TASK DETAILS
Restate the lines word for word, from the first line of the records through the line containing "5.5e3, 3.3e3, 3.7e3];". Leave out the pictures and anything after that line.

Start of EXTRACTED MATERIAL

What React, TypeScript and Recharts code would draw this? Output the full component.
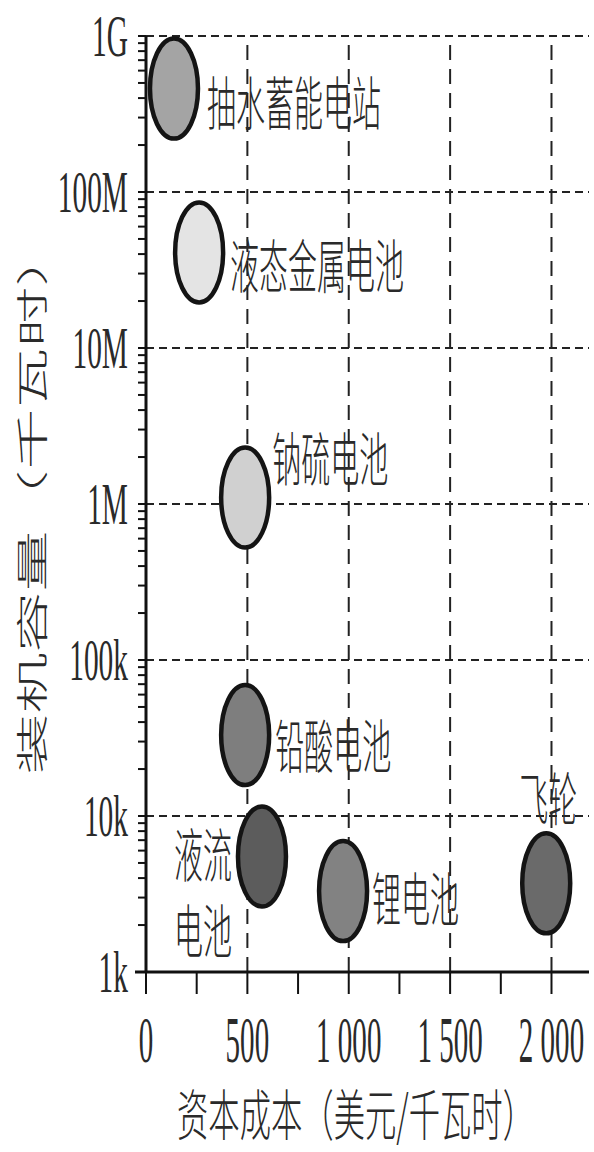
import React from 'react';
import {
  ScatterChart,
  Scatter,
  XAxis,
  YAxis,
  ReferenceLine,
  Label,
} from 'recharts';

// Storage technologies: capital cost (USD/kWh) vs installed capacity (kWh)
const techNames = ['抽水蓄能电站', '液态金属电池', '钠硫电池', '铅酸电池', '液流电池', '锂电池', '飞轮'];
const capitalCost = [138, 262, 489, 489, 572, 972, 1974];
const installedCapacity = [4.6e8, 4.1e7, 1.1e6, 3.3e4, 5.5e3, 3.3e3, 3.7e3];

// Axis ticks
const xTickValues = [0, 500, 1000, 1500, 2000];
const xTickLabels = ['0', '500', '1 000', '1 500', '2 000'];
const yTickValues = [1e3, 1e4, 1e5, 1e6, 1e7, 1e8, 1e9];
const yTickLabels = ['1k', '10k', '100k', '1M', '10M', '100M', '1G'];

const xTitle = '资本成本（美元/千瓦时）';
const yTitle = '装机容量（千瓦时）';

// Minor ticks: every 250 on x, 2..9 within each decade on y
const xAllTicks: number[] = [];
for (let v = 0; v <= 2000; v += 250) xAllTicks.push(v);
const yAllTicks: number[] = [];
yTickValues.forEach((d, i) => {
  yAllTicks.push(d);
  if (i < yTickValues.length - 1) for (let m = 2; m <= 9; m++) yAllTicks.push(d * m);
});

const points = techNames.map((name, i) => ({
  name,
  cost: capitalCost[i],
  capacity: installedCapacity[i],
}));

// Fill of each bubble
const bubbleFill: Record<string, string> = {
  抽水蓄能电站: '#a4a4a4',
  液态金属电池: '#e4e4e4',
  钠硫电池: '#d0d0d0',
  铅酸电池: '#7e7e7e',
  液流电池: '#5c5c5c',
  锂电池: '#828282',
  飞轮: '#6a6a6a',
};

// Where each name sits relative to its bubble
const labelPlace: Record<string, { dx: number; dy: number; anchor: 'start' | 'end' | 'middle'; wrap?: number; lineGap?: number }> = {
  抽水蓄能电站: { dx: 33, dy: 11, anchor: 'start' },
  液态金属电池: { dx: 31, dy: 10, anchor: 'start' },
  钠硫电池: { dx: 27, dy: -42, anchor: 'start' },
  铅酸电池: { dx: 30, dy: 8, anchor: 'start' },
  液流电池: { dx: -30, dy: -5, anchor: 'end', wrap: 2, lineGap: 76 },
  锂电池: { dx: 29, dy: 5, anchor: 'start' },
  飞轮: { dx: 2, dy: -88, anchor: 'middle' },
};

const CJK = "'Noto Sans CJK SC', 'Noto Sans', sans-serif";
const SERIF = "'Liberation Serif', 'DejaVu Serif', serif";
const INK = '#2a2a2a';
const SQUEEZE = 0.5;

type SqProps = {
  x: number;
  y: number;
  sx?: number;
  size: number;
  family: string;
  weight?: number;
  anchor?: 'start' | 'end' | 'middle';
  baseline?: string;
  children: React.ReactNode;
};

// Horizontally condensed text
const Squeezed = ({ x, y, sx = SQUEEZE, size, family, weight = 400, anchor = 'start', baseline, children }: SqProps) => (
  <text
    transform={`translate(${x},${y}) scale(${sx},1)`}
    x={0}
    y={0}
    fontSize={size}
    fontFamily={family}
    fontWeight={weight}
    fill={INK}
    textAnchor={anchor}
    dominantBaseline={baseline as any}
  >
    {children}
  </text>
);

const Bubble = (props: any) => {
  const { cx, cy, payload } = props;
  if (cx == null || cy == null) return null;
  const name: string = payload.name;
  const place = labelPlace[name];
  const lines: string[] = [];
  if (place.wrap) {
    for (let i = 0; i < name.length; i += place.wrap) lines.push(name.slice(i, i + place.wrap));
  } else {
    lines.push(name);
  }
  return (
    <g>
      <ellipse cx={cx} cy={cy} rx={24} ry={50} fill={bubbleFill[name]} stroke="#141414" strokeWidth={4.5} />
      {lines.map((ln, k) => (
        <Squeezed
          key={k}
          x={cx + place.dx}
          y={cy + place.dy + k * (place.lineGap || 0)}
          size={58}
          family={CJK}
          weight={300}
          anchor={place.anchor}
          baseline="central"
        >
          {ln}
        </Squeezed>
      ))}
    </g>
  );
};

const XTick = (props: any) => {
  const { x, y, payload } = props;
  const idx = xTickValues.indexOf(payload.value);
  if (idx < 0) return null;
  return (
    <Squeezed x={x} y={y + 66} sx={0.44} size={66} family={SERIF} anchor="middle">
      {xTickLabels[idx]}
    </Squeezed>
  );
};

const YTick = (props: any) => {
  const { x, y, payload } = props;
  const idx = yTickValues.indexOf(payload.value);
  if (idx < 0) return null;
  return (
    <Squeezed x={x - 8} y={y + 20} sx={0.49} size={60} family={SERIF} anchor="end">
      {yTickLabels[idx]}
    </Squeezed>
  );
};

const XTitle = (props: any) => {
  const vb = props.viewBox || {};
  const cx = vb.x + vb.width / 2 - 12;
  return (
    <g>
      {/* axis line runs a little past the y axis */}
      <line x1={vb.x - 11} x2={vb.x + vb.width} y1={vb.y} y2={vb.y} stroke="#111" strokeWidth={3} />
      <Squeezed x={cx} y={1111} sx={0.57} size={55} family={CJK} weight={300} anchor="middle" baseline="central">
        {xTitle}
      </Squeezed>
    </g>
  );
};

const YTitle = (props: any) => {
  const vb = props.viewBox || {};
  const cx = vb.x + 30;
  const cy = vb.y + vb.height / 2 - 4;
  return (
    <text
      transform={`translate(${cx},${cy}) rotate(-90) scale(1,0.52)`}
      x={0}
      y={0}
      fontSize={61}
      fontFamily={CJK}
      fontWeight={300}
      fill={INK}
      textAnchor="middle"
      dominantBaseline="central"
    >
      {yTitle}
    </text>
  );
};

export default function App() {
  return (
    <div style={{ width: 594, height: 1152, background: '#fff' }}>
      <style>{'body{margin:0;background:#fff}'}</style>
      <ScatterChart width={594} height={1152} margin={{ top: 36, right: 5, bottom: 0, left: 0 }}>
        <XAxis
          type="number"
          dataKey="cost"
          domain={[0, 2185]}
          ticks={xAllTicks}
          interval={0}
          height={180}
          tick={<XTick />}
          tickSize={22}
          tickLine={{ stroke: '#111', strokeWidth: 2 }}
          axisLine={false}
          allowDataOverflow
        >
          <Label content={<XTitle />} position="center" />
        </XAxis>
        <YAxis
          type="number"
          dataKey="capacity"
          scale="log"
          domain={[1e3, 1e9]}
          ticks={yAllTicks}
          interval={0}
          width={146}
          tick={<YTick />}
          tickSize={8}
          tickLine={{ stroke: '#111', strokeWidth: 2 }}
          axisLine={{ stroke: '#111', strokeWidth: 3 }}
          allowDataOverflow
        >
          <Label content={<YTitle />} position="center" />
        </YAxis>
        {yTickValues.slice(1).map((v) => (
          <ReferenceLine key={`h${v}`} y={v} stroke="#222" strokeWidth={2} strokeDasharray="8 5" />
        ))}
        {xTickValues.slice(1).map((v) => (
          <ReferenceLine key={`v${v}`} x={v} stroke="#222" strokeWidth={2} strokeDasharray="15 9" />
        ))}
        <Scatter data={points} shape={<Bubble />} isAnimationActive={false} />
      </ScatterChart>
    </div>
  );
}
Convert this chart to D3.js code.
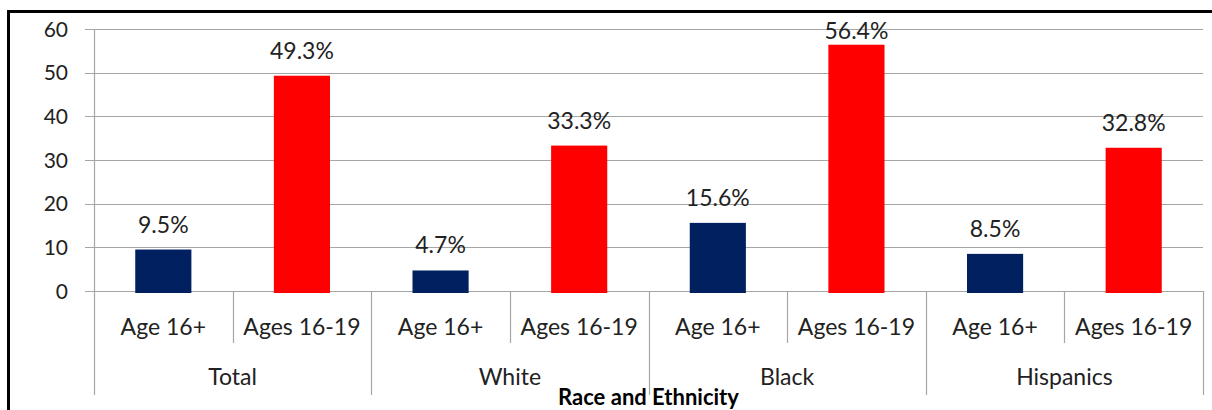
<!DOCTYPE html>
<html>
<head>
<meta charset="utf-8">
<script src="https://cdn.jsdelivr.net/npm/d3@7"></script>
<style>
  body { margin: 0; background: #fff; }
  svg { display: block; font-family: Lato, "Open Sans", sans-serif; }
</style>
</head>
<body>
<div id="chart"></div>
<script>
const groups = ["Total", "White", "Black", "Hispanics"];
const subs = ["Age 16+", "Ages 16-19"];
const age16plus = [9.5, 4.7, 15.6, 8.5];
const ages1619 = [49.3, 33.3, 56.4, 32.8];
const yTicks = [0, 10, 20, 30, 40, 50, 60];
const axisTitle = "Race and Ethnicity";
const colors = ["#002060", "#ff0000"];

const width = 1212, height = 410;
const margin = {top: 29, right: 9, bottom: 119, left: 94};

const svg = d3.select("#chart").append("svg")
    .attr("width", width)
    .attr("height", height);

// outer frame
svg.append("path")
    .attr("d", `M8.5,${height + 5}V11.5H${width + 5}`)
    .attr("fill", "none")
    .attr("stroke", "#000")
    .attr("stroke-width", 3);

// flat list of bars
let bars = [];
groups.forEach((g, i) => {
    bars.push({group: g, sub: subs[0], value: age16plus[i], key: g + "|" + subs[0], s: 0});
    bars.push({group: g, sub: subs[1], value: ages1619[i], key: g + "|" + subs[1], s: 1});
});

const x = d3.scaleBand()
    .domain(bars.map(d => d.key))
    .range([margin.left, width - margin.right])
    .paddingInner(0)
    .paddingOuter(0);

const xg = d3.scaleBand()
    .domain(groups)
    .range([margin.left, width - margin.right]);

const y = d3.scaleLinear()
    .domain([0, 60])
    .range([height - margin.bottom, margin.top]);

const y0 = y(0);

// gridlines
svg.append("g")
    .selectAll("line")
    .data(yTicks)
    .join("line")
    .attr("x1", margin.left - 9)
    .attr("x2", width - margin.right)
    .attr("y1", d => Math.round(y(d)) + 0.5)
    .attr("y2", d => Math.round(y(d)) + 0.5)
    .attr("stroke", "#a6a6a6")
    .attr("stroke-width", 1.2);

// y axis line
svg.append("line")
    .attr("x1", margin.left + 0.5).attr("x2", margin.left + 0.5)
    .attr("y1", y(60)).attr("y2", height - 15)
    .attr("stroke", "#a6a6a6")
    .attr("stroke-width", 1.2);

// y tick labels
svg.append("g")
    .selectAll("text")
    .data(yTicks)
    .join("text")
    .attr("x", 68)
    .attr("y", d => y(d))
    .attr("dy", "0.36em")
    .attr("text-anchor", "end")
    .attr("font-size", 21)
    .attr("fill", "#222")
    .text(d => d);

// bars
const bw = x.bandwidth() * 0.405;
svg.append("g")
    .selectAll("rect")
    .data(bars)
    .join("rect")
    .attr("x", d => x(d.key) + (x.bandwidth() - bw) / 2)
    .attr("y", d => y(d.value))
    .attr("width", bw)
    .attr("height", d => y0 - y(d.value) + 2)
    .attr("fill", d => colors[d.s]);

// value labels (kept inside the plot top like the original)
svg.append("g")
    .selectAll("text")
    .data(bars)
    .join("text")
    .attr("x", d => x(d.key) + x.bandwidth() / 2)
    .attr("y", d => Math.max(y(d.value) - 17, margin.top + 10))
    .attr("text-anchor", "middle")
    .attr("font-size", 23)
    .attr("fill", "#222")
    .text(d => d.value.toFixed(1) + "%");

// separators under the axis
const tickG = svg.append("g").attr("stroke", "#a6a6a6").attr("stroke-width", 1.2);
bars.forEach(d => {
    if (d.s === 1) {
        const xx = Math.round(x(d.key)) + 0.5;
        tickG.append("line").attr("x1", xx).attr("x2", xx).attr("y1", y0).attr("y2", y0 + 52);
    }
});
groups.forEach(g => {
    const xx = Math.round(xg(g) + xg.bandwidth()) + 0.5;
    tickG.append("line").attr("x1", xx).attr("x2", xx).attr("y1", y0).attr("y2", height - 15);
});

// sub labels
svg.append("g")
    .selectAll("text")
    .data(bars)
    .join("text")
    .attr("x", d => x(d.key) + x.bandwidth() / 2)
    .attr("y", y0 + 36)
    .attr("dy", "0.35em")
    .attr("text-anchor", "middle")
    .attr("font-size", 23)
    .attr("fill", "#222")
    .text(d => d.sub);

// group labels
svg.append("g")
    .selectAll("text")
    .data(groups)
    .join("text")
    .attr("x", d => xg(d) + xg.bandwidth() / 2)
    .attr("y", y0 + 86)
    .attr("dy", "0.35em")
    .attr("text-anchor", "middle")
    .attr("font-size", 23)
    .attr("fill", "#222")
    .text(d => d);

// axis title
svg.append("text")
    .attr("x", (margin.left + width - margin.right) / 2)
    .attr("y", height - 5)
    .attr("text-anchor", "middle")
    .attr("font-size", 22)
    .attr("font-weight", "bold")
    .attr("fill", "#000")
    .text(axisTitle);
</script>
</body>
</html>
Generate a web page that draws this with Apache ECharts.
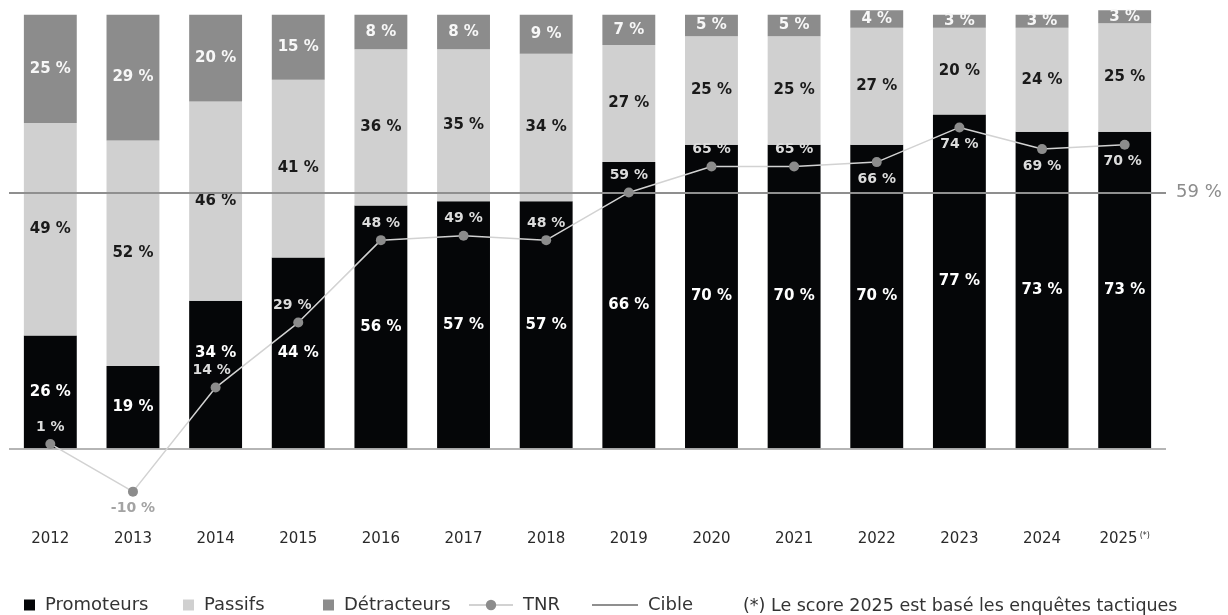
<!DOCTYPE html>
<html><head><meta charset="utf-8">
<script src="https://cdn.jsdelivr.net/npm/echarts@6/dist/echarts.min.js"></script>
<style>html,body{margin:0;padding:0;background:#fff}#c{width:1228px;height:615px}</style>
</head><body><div id="c"></div>
<script>
// ---- data ----
const categories = ['2012','2013','2014','2015','2016','2017','2018','2019','2020','2021','2022','2023','2024','2025'];
const promoteurs = [26,19,34,44,56,57,57,66,70,70,70,77,73,73];
const passifs    = [49,52,46,41,36,35,34,27,25,25,27,20,24,25];
const detracteurs= [25,29,20,15,8,8,9,7,5,5,4,3,3,3];
const tnr        = [1,-10,14,29,48,49,48,59,65,65,66,74,69,70];
const cible = 59;
const footnoteYear = '2025';
const footnoteText = '(*) Le score 2025 est basé les enquêtes tactiques';

// ---- styling ----
const FONT = '"DejaVu Sans", sans-serif';
const C_PROMO = '#050608', C_PASS = '#d0d0d0', C_DETR = '#8c8c8c';

const pct = p => p.value + ' %';
const barLabel = color => ({show:true, position:'inside', color, fontFamily:FONT, fontWeight:'bold', fontSize:15, formatter: p => (typeof p.value === 'object' ? p.value.value : p.value) + ' %'});

const tnrBelow = new Set([1,10,11,12,13]);
const tnrOffsets = {2:[-4,0], 3:[-6,0], 13:[-2,0]};
const tnrData = tnr.map((v,i) => ({
  value: v,
  label: {
    position: tnrBelow.has(i) ? 'bottom' : 'top',
    offset: tnrOffsets[i] || [0,0],
    color: v < 0 ? '#a3a3a3' : '#dcdcdc'
  }
}));

const promoData = promoteurs.map((v,i) => i === 2 ? {value:v, label:{offset:[0,-21]}} : v);

const legendText = {fontFamily:FONT, fontSize:18, color:'#333', padding:[0,0,0,5]};
const legendBase = {padding:0, top:596, textStyle:legendText, selectedMode:false};

const option = {
  animation: false,
  backgroundColor: '#fff',
  grid: {left:9, right:62, top:6, bottom:93, containLabel:false},
  xAxis: {
    type:'category', data: categories,
    axisLine:{show:false}, axisTick:{show:false},
    axisLabel:{
      interval:0, margin:10, color:'#2a2a2a', fontFamily:FONT, fontSize:15,
      formatter: v => v === footnoteYear ? `{y|${v}}{s|(*)}` : v,
      rich: {
        y:{color:'#2a2a2a', fontFamily:FONT, fontSize:15},
        s:{color:'#2a2a2a', fontFamily:FONT, fontSize:8, verticalAlign:'top', padding:[0,0,7,2]}
      }
    }
  },
  yAxis: {type:'value', min:-17, max:102, show:false, splitLine:{show:false}},
  legend: [
    Object.assign({data:['Promoteurs'], left:24, icon:'rect', itemWidth:11, itemHeight:11}, legendBase),
    Object.assign({data:['Passifs'], left:183, icon:'rect', itemWidth:11, itemHeight:11}, legendBase),
    Object.assign({data:['Détracteurs'], left:323, icon:'rect', itemWidth:11, itemHeight:11}, legendBase),
    Object.assign({data:['TNR'], left:468, itemWidth:44, itemHeight:13}, legendBase),
    Object.assign({data:[{name:'Cible', icon:'rect'}], left:592, itemWidth:46, itemHeight:2}, legendBase)
  ],
  graphic: [{
    type:'text', left:743, top:597,
    style:{text: footnoteText, font:'17.5px "DejaVu Sans", sans-serif', fill:'#333'}
  }],
  series: [
    {
      name:'Promoteurs', type:'bar', stack:'a', data: promoData,
      barCategoryGap:'36%', itemStyle:{color:C_PROMO},
      label: barLabel('#ffffff'),
      markLine: {
        silent:true, symbol:'none', label:{show:false},
        lineStyle:{color:'#9c9c9c', width:1.6, type:'solid'},
        data:[{yAxis:0}]
      }
    },
    {
      name:'Passifs', type:'bar', stack:'a', data: passifs,
      itemStyle:{color:C_PASS}, label: barLabel('#1a1a1a')
    },
    {
      name:'Détracteurs', type:'bar', stack:'a', data: detracteurs,
      itemStyle:{color:C_DETR}, label: barLabel('#f7f7f7')
    },
    {
      name:'Cible', type:'line', data: [], symbol:'none',
      lineStyle:{color:'#8f8f8f', width:2}, itemStyle:{color:'#8f8f8f'},
      z: 5,
      markLine: {
        silent:true, symbol:'none',
        lineStyle:{color:'#8f8f8f', width:2, type:'solid'},
        label:{show:true, position:'end', distance:10, formatter: cible + ' %', color:'#8c8c8c', fontFamily:FONT, fontSize:18},
        data:[{yAxis: cible}]
      }
    },
    {
      name:'TNR', type:'line', data: tnrData, z: 10,
      symbol:'circle', symbolSize:10,
      lineStyle:{color:'#d2d2d2', width:1.5},
      itemStyle:{color:'#8c8c8c'},
      label:{show:true, distance:5, fontFamily:FONT, fontWeight:'bold', fontSize:14, formatter: pct}
    }
  ]
};
const chart = echarts.init(document.getElementById('c'));
chart.setOption(option);
</script></body></html>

End of EXTRACTED MATERIAL

CORRECT OUTPUT
What React, TypeScript and Recharts code would draw this? Output the full component.
import React from 'react';
import {
  ScatterChart,
  Scatter,
  XAxis,
  YAxis,
  ReferenceLine,
  Label,
} from 'recharts';

// Storage technologies: capital cost (USD/kWh) vs installed capacity (kWh)
const techNames = ['抽水蓄能电站', '液态金属电池', '钠硫电池', '铅酸电池', '液流电池', '锂电池', '飞轮'];
const capitalCost = [138, 262, 489, 489, 572, 972, 1974];
const installedCapacity = [4.6e8, 4.1e7, 1.1e6, 3.3e4, 5.5e3, 3.3e3, 3.7e3];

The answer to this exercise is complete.